Slater played positively to reach a half-century off 85 balls, with six fours, with Madsen settling in to add 81 for the second wicket. Their partnership was ended by Hamish Marshall's medium-pace as he had Slater caught behind by Rouse, standing up to the stumps, for 70.
It was 115 for 2 at tea and Gloucestershire should have claimed Chanderpaul's prized wicket soon after the break when Rouse failed to stump him on 14 as he advanced well down the pitch to left-arm spinner Smith.
Home supporters must have feared that the error would be costly. By stumps Chanderpaul and Madsen had put on 105 for the third wicket, with power to add on Wednesday morning.
Madsen reached a fluid half-century off 101 balls, with seven fours, and looked in prime form, despite a pitch that was offering occasional turn for Gloucestershire's two spinners. Chanderpaul played with increasing freedom and followed his partner to 50 off 103 deliveries, with five fours.
At the close Gidman said: "I've struck a bit of form with the bat and I'm feeling confident at the crease. It was difficult facing the second new ball, but other than that I went in at a good time on a decent pitch.

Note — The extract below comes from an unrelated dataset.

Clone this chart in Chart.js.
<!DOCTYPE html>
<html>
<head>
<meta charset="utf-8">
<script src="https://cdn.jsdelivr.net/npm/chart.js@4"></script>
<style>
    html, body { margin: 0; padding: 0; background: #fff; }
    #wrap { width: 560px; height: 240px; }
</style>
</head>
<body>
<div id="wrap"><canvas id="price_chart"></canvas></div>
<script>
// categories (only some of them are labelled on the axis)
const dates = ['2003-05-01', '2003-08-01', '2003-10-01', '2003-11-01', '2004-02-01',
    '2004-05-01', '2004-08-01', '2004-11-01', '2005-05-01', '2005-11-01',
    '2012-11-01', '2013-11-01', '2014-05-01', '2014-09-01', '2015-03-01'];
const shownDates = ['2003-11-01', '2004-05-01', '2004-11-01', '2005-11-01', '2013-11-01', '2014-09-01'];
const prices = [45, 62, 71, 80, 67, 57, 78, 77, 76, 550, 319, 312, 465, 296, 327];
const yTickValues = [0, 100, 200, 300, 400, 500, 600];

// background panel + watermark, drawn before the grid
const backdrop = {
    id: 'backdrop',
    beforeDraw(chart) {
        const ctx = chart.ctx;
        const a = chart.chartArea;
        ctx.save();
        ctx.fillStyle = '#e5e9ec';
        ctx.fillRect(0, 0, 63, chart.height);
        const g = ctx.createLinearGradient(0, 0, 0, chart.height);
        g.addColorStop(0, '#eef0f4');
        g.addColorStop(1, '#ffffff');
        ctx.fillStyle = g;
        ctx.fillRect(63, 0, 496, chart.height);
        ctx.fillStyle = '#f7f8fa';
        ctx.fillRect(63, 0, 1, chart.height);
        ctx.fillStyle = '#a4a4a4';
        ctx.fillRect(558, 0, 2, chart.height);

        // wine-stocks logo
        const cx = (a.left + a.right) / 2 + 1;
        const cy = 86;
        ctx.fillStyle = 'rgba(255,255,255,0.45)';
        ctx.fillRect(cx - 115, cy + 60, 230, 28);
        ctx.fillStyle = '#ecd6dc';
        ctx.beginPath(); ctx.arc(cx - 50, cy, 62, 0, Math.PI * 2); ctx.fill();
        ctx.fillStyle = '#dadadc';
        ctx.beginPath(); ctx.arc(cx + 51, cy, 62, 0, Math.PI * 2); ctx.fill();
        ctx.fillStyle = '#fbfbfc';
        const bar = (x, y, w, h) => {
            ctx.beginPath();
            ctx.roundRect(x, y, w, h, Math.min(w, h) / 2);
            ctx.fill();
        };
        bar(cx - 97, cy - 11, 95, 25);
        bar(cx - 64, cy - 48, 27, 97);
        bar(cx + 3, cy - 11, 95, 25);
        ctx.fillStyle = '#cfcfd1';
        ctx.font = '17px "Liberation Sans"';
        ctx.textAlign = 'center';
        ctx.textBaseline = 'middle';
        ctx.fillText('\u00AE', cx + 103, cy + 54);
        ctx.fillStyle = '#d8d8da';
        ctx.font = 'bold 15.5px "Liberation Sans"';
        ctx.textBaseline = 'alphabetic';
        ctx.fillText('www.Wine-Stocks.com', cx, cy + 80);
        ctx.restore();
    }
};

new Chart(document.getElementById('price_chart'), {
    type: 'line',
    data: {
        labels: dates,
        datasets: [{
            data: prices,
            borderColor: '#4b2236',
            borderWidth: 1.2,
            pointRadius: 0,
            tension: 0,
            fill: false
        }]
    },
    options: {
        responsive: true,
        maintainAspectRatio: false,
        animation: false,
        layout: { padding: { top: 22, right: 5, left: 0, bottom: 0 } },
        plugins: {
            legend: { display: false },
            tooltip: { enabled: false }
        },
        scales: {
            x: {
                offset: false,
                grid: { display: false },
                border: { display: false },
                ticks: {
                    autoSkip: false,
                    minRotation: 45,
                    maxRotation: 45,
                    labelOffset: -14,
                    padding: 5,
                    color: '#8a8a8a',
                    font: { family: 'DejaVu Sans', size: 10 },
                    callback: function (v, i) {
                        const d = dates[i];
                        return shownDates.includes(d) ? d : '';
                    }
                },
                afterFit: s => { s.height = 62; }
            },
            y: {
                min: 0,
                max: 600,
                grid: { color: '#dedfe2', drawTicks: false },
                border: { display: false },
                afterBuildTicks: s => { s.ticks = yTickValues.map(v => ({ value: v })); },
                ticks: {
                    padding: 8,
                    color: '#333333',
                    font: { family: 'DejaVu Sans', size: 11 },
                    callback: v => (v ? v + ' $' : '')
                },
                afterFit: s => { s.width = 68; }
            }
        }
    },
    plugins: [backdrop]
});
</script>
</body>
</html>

"We're disappointed with how we have bowled this afternoon because the new ball was doing a bit and there were signs of turn. Now two dangerous players are well set."
Derbyshire's Slater, who is still waiting for his first Derbyshire hundred, said: "I thought today might be my day, but it wasn't to be. The pitch is not as good as the scores suggest. It's okay when you get in, but it's tricky getting in."